Marilyn was born Marilyn Kwiatkowski in Milwaukee, Wisconsin, on June 8, 1930. She obtained a Bachelor of Science degree in secondary education from the University of Wisconsin in 1952 and taught high school English for 23 years, mostly in Santa Barbara.

Marilyn’s children recalled how their mother shot gophers on the front lawn from a second floor window at their house in Montecito; suffered through their father’s backpacking and rafting trips (she hated them); ran the Junior League of Santa Barbara; and rented out rooms to students after her divorce, drawing youthful energy from them.

“She was fiercely independent,” Steve said. “She was never going to be a housewife in the traditional sense of the word.”

Marilyn belonged to the women’s groups that merged with the all-male Channel City Club and University Club in 1988 and 1994, respectively. She also was the proud founder of the docent-led tours at the County Courthouse.

“She always made things work,” Kate said. “I don’t remember her ever being in fear or breaking down. She was like a tank.”

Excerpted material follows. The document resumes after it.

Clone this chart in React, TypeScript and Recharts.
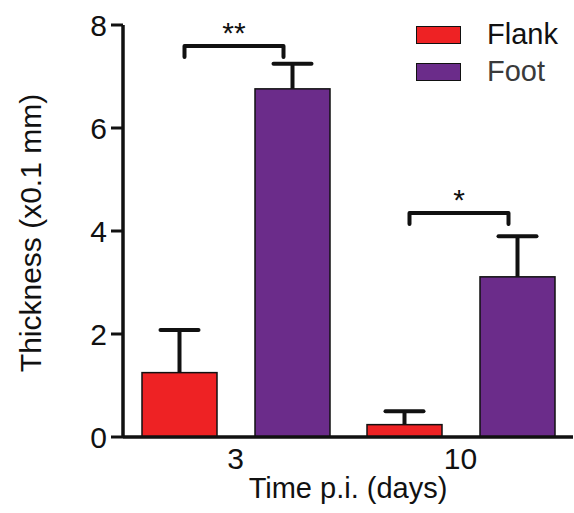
import * as React from "react";
import { Bar, BarChart, Legend, XAxis, YAxis } from "recharts";

// Flank = red, Foot = purple; error bars point up only (mean + SEM).
const RED = "#EE2224";
const PURPLE = "#6B2C8A";
const INK = "#111111";
const FONT = "'Liberation Sans', Arial, Helvetica, sans-serif";

const categories = ["3", "10"];
const flank = [1.25, 0.24];
const foot = [6.76, 3.11];
const flankErr = [0.83, 0.26];
const footErr = [0.49, 0.79];
const sigText = ["**", "*"];
const sigLevel = [7.59, 4.35];
const yTicks = [0, 2, 4, 6, 8];

const BAR_SIZE = 75;
const BAR_GAP = 38;

const data = categories.map((day, i) => ({
  day,
  flank: flank[i],
  foot: foot[i],
  flankErr: flankErr[i],
  footErr: footErr[i],
  sig: sigText[i],
  sigLevel: sigLevel[i],
}));

/** Bar rect + upward error bar; foot bars also carry the significance bracket. */
function ErrBar(props: any) {
  const { x, y, width, height, fill, payload, valKey, errKey, bracket } = props;
  const v = payload[valKey];
  const ppu = height / v; // px per unit, straight from the bar's own scale
  const base = y + height;
  const cx = x + width / 2;
  const top = y - payload[errKey] * ppu;
  let br = null;
  if (bracket && payload.sig) {
    const by = base - payload.sigLevel * ppu;
    const x1 = cx - (width + BAR_GAP) + 5;
    const x2 = cx - 9;
    br = (
      <g>
        <path d={`M${x1},${by + 11} V${by} H${x2} V${by + 11}`} fill="none" stroke={INK} strokeWidth={4} strokeLinecap="round" strokeLinejoin="round" />
        <text x={(x1 + x2) / 2} y={by - 3} textAnchor="middle" fontSize={30} fontFamily={FONT} fill={INK}>
          {payload.sig}
        </text>
      </g>
    );
  }
  return (
    <g>
      <line x1={cx} y1={y} x2={cx} y2={top} stroke={INK} strokeWidth={4} />
      <line x1={cx - 19} y1={top} x2={cx + 19} y2={top} stroke={INK} strokeWidth={4} strokeLinecap="round" />
      <rect x={x} y={y} width={width} height={height} fill={fill} stroke={INK} strokeWidth={1.5} />
      {br}
    </g>
  );
}

function LegendBox({ payload }: any) {
  return (
    <div style={{ fontFamily: FONT }}>
      {(payload || []).map((p: any, i: number) => (
        <div key={p.value} style={{ display: "flex", alignItems: "center", height: 37 }}>
          <div style={{ width: 43, height: 16, background: p.color, border: `1.5px solid ${INK}`, marginRight: 26 }} />
          <span style={{ fontSize: 29, color: i === 0 ? "#111" : "#3a3a3a", lineHeight: 1 }}>{p.value}</span>
        </div>
      ))}
    </div>
  );
}

export default function App() {
  return (
    <div style={{ position: "absolute", left: 0, top: 0, width: 574, height: 513, background: "#fff" }}>
      <BarChart width={574} height={513} data={data} margin={{ top: 25, right: 1, bottom: 0, left: 0 }} barSize={BAR_SIZE} barGap={BAR_GAP}>
        <XAxis
          dataKey="day"
          height={76}
          tickLine={false}
          tickSize={0}
          tickMargin={11}
          axisLine={{ stroke: INK, strokeWidth: 3.5 }}
          tick={{ fill: INK, fontSize: 30, fontFamily: FONT }}
          label={{
            content: (p: any) => (
              <text x={p.viewBox.x + p.viewBox.width / 2} y={p.viewBox.y + 61} textAnchor="middle" fontSize={29} fontFamily={FONT} fill={INK}>
                Time p.i. (days)
              </text>
            ),
          }}
        />
        <YAxis
          width={123}
          domain={[0, 8]}
          ticks={yTicks}
          tickSize={12}
          tickMargin={4}
          tickLine={{ stroke: INK, strokeWidth: 3 }}
          axisLine={{ stroke: INK, strokeWidth: 3.5 }}
          tick={{ fill: INK, fontSize: 30, fontFamily: FONT }}
          label={{
            content: (p: any) => {
              const cy = p.viewBox.y + p.viewBox.height / 2 + 2;
              return (
                <text x={30} y={cy} transform={`rotate(-90 30 ${cy})`} textAnchor="middle" dominantBaseline="central" fontSize={30} fontFamily={FONT} fill={INK}>
                  Thickness (x0.1 mm)
                </text>
              );
            },
          }}
        />
        <Legend layout="vertical" align="center" verticalAlign="middle" content={<LegendBox />} wrapperStyle={{ top: 16, left: 416, width: 158 }} />
        <Bar name="Flank" dataKey="flank" fill={RED} isAnimationActive={false} shape={(p: any) => <ErrBar {...p} valKey="flank" errKey="flankErr" />} />
        <Bar name="Foot" dataKey="foot" fill={PURPLE} isAnimationActive={false} shape={(p: any) => <ErrBar {...p} valKey="foot" errKey="footErr" bracket />} />
      </BarChart>
    </div>
  );
}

Marilyn loved teaching, but she loved journalism more. When she arrived at the News-Press at age 45, Tom Storke, a Pulitzer Prize winner, was the owner and publisher, and the pledge on the front page was to print the news “without fear or favor of friend or foe.” Marilyn was at the News-Press during the salad days of New York Times ownership from 1985 to 2000; and then the paper was unceremoniously sold to McCaw, a local billionaire.

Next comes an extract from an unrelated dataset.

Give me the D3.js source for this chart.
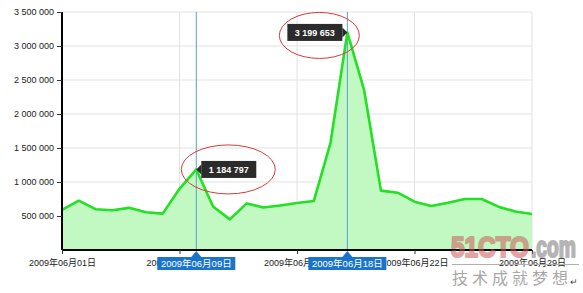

In the summer of 2006, five top editors, including Roberts, resigned from the paper, alleging that McCaw was interfering in news gathering and reporting on behalf of her friends. Amid the meltdown, McMahon threw her support behind the newsroom effort to join the Teamsters and fight for a union contract. She was not afraid to represent the Teamsters at the negotiating table, though by then McCaw had fired 10 of us. Marilyn would roll into the room in a wheelchair.

“I don’t care if it’s the f—ing Mineworkers of America, we are going to have a union,” she said.

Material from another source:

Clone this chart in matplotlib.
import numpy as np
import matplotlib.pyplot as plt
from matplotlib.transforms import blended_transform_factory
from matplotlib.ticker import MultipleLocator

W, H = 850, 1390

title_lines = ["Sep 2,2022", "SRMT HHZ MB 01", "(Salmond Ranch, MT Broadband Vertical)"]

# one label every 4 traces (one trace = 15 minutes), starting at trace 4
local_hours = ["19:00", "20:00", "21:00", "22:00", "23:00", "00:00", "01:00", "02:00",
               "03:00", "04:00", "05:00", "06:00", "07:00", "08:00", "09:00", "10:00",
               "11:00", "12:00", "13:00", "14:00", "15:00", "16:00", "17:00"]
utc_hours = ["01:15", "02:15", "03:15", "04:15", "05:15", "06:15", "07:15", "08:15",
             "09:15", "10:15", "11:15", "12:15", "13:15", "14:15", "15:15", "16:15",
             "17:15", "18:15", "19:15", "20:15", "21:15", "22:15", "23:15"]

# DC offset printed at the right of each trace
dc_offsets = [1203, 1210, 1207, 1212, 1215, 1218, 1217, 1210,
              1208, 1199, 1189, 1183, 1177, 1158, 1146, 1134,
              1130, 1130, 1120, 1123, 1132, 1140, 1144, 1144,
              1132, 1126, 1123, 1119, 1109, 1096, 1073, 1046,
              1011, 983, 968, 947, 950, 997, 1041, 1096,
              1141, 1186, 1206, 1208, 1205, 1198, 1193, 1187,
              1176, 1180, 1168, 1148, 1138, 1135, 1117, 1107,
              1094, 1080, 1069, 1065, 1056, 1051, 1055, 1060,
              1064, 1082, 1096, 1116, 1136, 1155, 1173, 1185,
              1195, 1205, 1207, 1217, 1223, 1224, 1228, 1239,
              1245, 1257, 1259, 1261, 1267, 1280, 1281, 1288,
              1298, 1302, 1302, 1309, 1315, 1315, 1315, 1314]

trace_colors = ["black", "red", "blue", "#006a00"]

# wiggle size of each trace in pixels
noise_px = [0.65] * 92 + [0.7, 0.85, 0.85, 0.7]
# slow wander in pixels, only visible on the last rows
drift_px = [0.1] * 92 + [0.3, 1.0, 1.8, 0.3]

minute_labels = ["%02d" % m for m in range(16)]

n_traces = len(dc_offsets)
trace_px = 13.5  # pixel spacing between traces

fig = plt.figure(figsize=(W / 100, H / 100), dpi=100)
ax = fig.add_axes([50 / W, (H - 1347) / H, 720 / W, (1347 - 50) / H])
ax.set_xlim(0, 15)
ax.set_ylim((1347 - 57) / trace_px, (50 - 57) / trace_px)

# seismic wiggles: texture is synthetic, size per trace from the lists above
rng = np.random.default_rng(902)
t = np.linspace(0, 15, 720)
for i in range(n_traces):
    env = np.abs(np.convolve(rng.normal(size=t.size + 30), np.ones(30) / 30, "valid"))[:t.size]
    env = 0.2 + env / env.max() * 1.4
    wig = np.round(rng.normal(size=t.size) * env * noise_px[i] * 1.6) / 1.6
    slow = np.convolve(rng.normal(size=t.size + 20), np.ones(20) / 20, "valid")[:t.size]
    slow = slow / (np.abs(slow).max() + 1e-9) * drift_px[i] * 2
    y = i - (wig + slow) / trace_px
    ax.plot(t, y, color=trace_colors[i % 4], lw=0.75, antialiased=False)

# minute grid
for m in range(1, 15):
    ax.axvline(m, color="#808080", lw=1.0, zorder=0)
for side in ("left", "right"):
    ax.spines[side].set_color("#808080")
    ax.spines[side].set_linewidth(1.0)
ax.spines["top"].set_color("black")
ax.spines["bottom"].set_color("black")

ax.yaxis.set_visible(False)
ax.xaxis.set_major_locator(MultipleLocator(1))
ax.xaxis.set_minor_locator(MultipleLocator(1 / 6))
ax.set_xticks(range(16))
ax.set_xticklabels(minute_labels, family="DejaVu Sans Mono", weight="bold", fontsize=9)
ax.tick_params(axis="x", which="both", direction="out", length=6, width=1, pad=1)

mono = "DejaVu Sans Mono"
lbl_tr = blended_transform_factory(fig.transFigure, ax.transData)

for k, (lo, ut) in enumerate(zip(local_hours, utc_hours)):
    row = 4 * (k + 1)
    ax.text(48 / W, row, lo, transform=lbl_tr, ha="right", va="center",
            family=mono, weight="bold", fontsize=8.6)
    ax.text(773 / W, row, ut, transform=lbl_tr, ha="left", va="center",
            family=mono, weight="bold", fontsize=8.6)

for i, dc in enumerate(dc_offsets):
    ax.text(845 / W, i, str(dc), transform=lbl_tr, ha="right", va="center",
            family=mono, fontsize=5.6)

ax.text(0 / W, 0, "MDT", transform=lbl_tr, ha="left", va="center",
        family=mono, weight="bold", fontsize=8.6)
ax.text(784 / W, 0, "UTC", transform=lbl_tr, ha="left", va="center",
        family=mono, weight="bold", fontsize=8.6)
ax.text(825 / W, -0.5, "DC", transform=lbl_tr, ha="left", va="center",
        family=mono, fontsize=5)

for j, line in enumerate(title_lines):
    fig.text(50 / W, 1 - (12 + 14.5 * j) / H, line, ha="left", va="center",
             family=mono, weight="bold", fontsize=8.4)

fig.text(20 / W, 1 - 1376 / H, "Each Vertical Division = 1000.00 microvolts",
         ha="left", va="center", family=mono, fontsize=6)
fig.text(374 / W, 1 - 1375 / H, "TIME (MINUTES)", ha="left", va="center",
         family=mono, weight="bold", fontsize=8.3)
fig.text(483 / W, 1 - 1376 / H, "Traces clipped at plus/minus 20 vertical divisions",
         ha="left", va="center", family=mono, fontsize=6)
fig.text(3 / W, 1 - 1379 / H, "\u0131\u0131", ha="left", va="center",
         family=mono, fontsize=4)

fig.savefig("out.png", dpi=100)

In violation of federal labor law, McCaw never negotiated in good faith. Dozens of reporters and editors quit or were fired under her punitive regime. But Marilyn stayed on, declaring herself to be the face of the resistance in what was left of the newsroom. After 2006, she never got a raise. When she died on August 24, she had outlasted the paper by five weeks.

“Marilyn was enormously proud of Santa Barbara,” Roberts said. “She had a deep knowledge of its history, a keen appreciation of its sensibilities and aesthetic, and embodied its values — civility, decency, integrity, compassion, and community service. She felt blessed to live in a special place and thought everyone else should, too. Gosh, what a great woman she was!”

Marilyn is survived by her son, Steve, of Carpinteria, her daughter, Kate, of Santa Barbara, four grandchildren and two great-grandchildren. Donations in Marilyn’s memory may be sent to Planned Parenthood or the Santa Barbara County Courthouse Docent Council.